How to Protect and Prioritize Your Peace

Peace. By definition, peace is the freedom from disturbance and the notion of tranquility. Each of us have the ability to tap in and cultivate a sense of peace, however it seems more challenging to do so these days. Peace can mean the feeling you get while laying at the beach, while watching the sunset, or when you enter a flow state while doing your favorite activities; peace can also be cultivated when you say ‘no’ to people, places, and things that don’t serve you or bring about happiness. 

An important thing to learn is how to protect and prioritize your sense of peace. An example of this is let’s say your friends invited you out on a Friday night but you feel very rundown and exhausted from the school week. Maybe you would rather spend time with your family or enjoy an early bedtime to reset from the long week you had. You might feel guilty for not spending time with your friends, but you know in your heart that you need rest and you don’t want to be out and about. You have a choice to make: you can choose to prioritize rest, peace, and rejuvenation by staying home, or you can go out anyway and continue to drain your energy.

Also, I challenge you to start paying attention to how different situations and people make you feel. If a certain person makes you feel unhappy, insecure, or angry, protect your peace by not engaging with them. Respectfully distance yourself from that person and watch how much better you feel. Situations can also serve you in a positive way, or sometimes they rob you of peace. Certainly, we can’t all ditch school even if it makes us feel frustrated or upset; there are certain obligations we have, even if they don’t necessarily bring us joy and make us feel at peace. My point is to see what you can control in your life, and make the conscious choice to protect your internal peace. In most cases, right away you can sense a lot about a person, place, or experience by how it makes you feel. Remember, energy never lies. 
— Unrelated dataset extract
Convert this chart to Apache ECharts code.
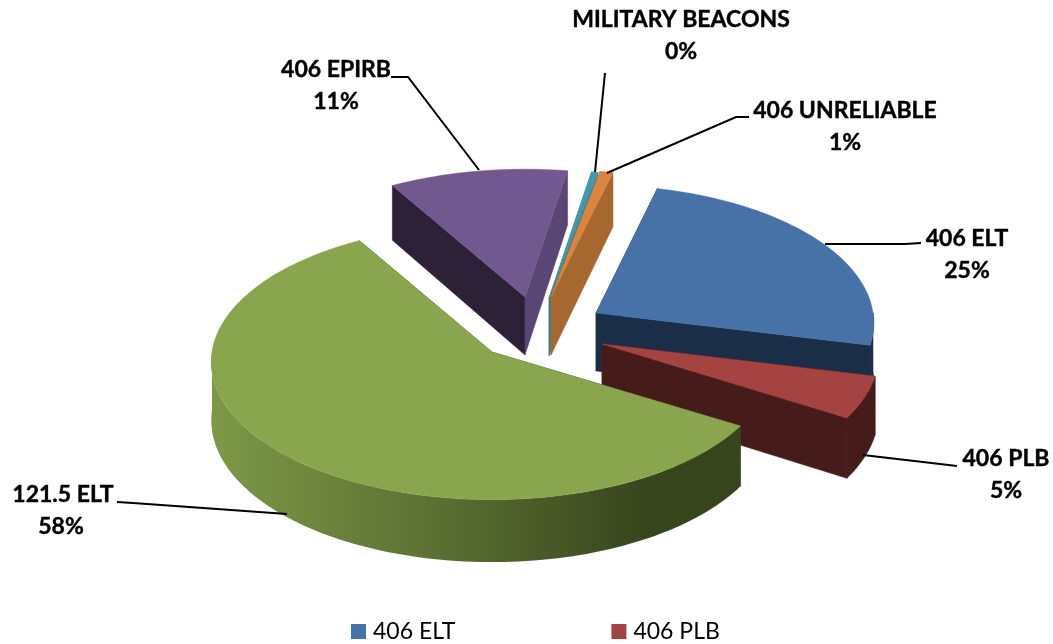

You can even make a list of all of the places you go, people you engage with, and things you do and organize it based on how each makes you feel. Next to each thing on this list, write how each leaves you feeling. For example, maybe after a club meeting you feel so inspired and motivated; this is an activity that you want to keep in your life. However, maybe after hanging out with a certain friend group you feel sad, lonely, or anxious; this is a huge sign to find people who make you feel good instead. 

There are always choices in life. Stop engaging with “friends” who make you feel horrible and go find friends who bring you joy. Stop agreeing to things that you know make you angry or upset. Saying ‘no’ can be very hard, but it is imperative that you stop saying ‘yes’ to things you know disturb your peace and happiness. After all, it’s your life and you are in the driver’s seat. Once you start making conscious choices about who and what you engage with on the basis of prioritizing your peace, you will feel so much freer, happier, and find serenity in each moment.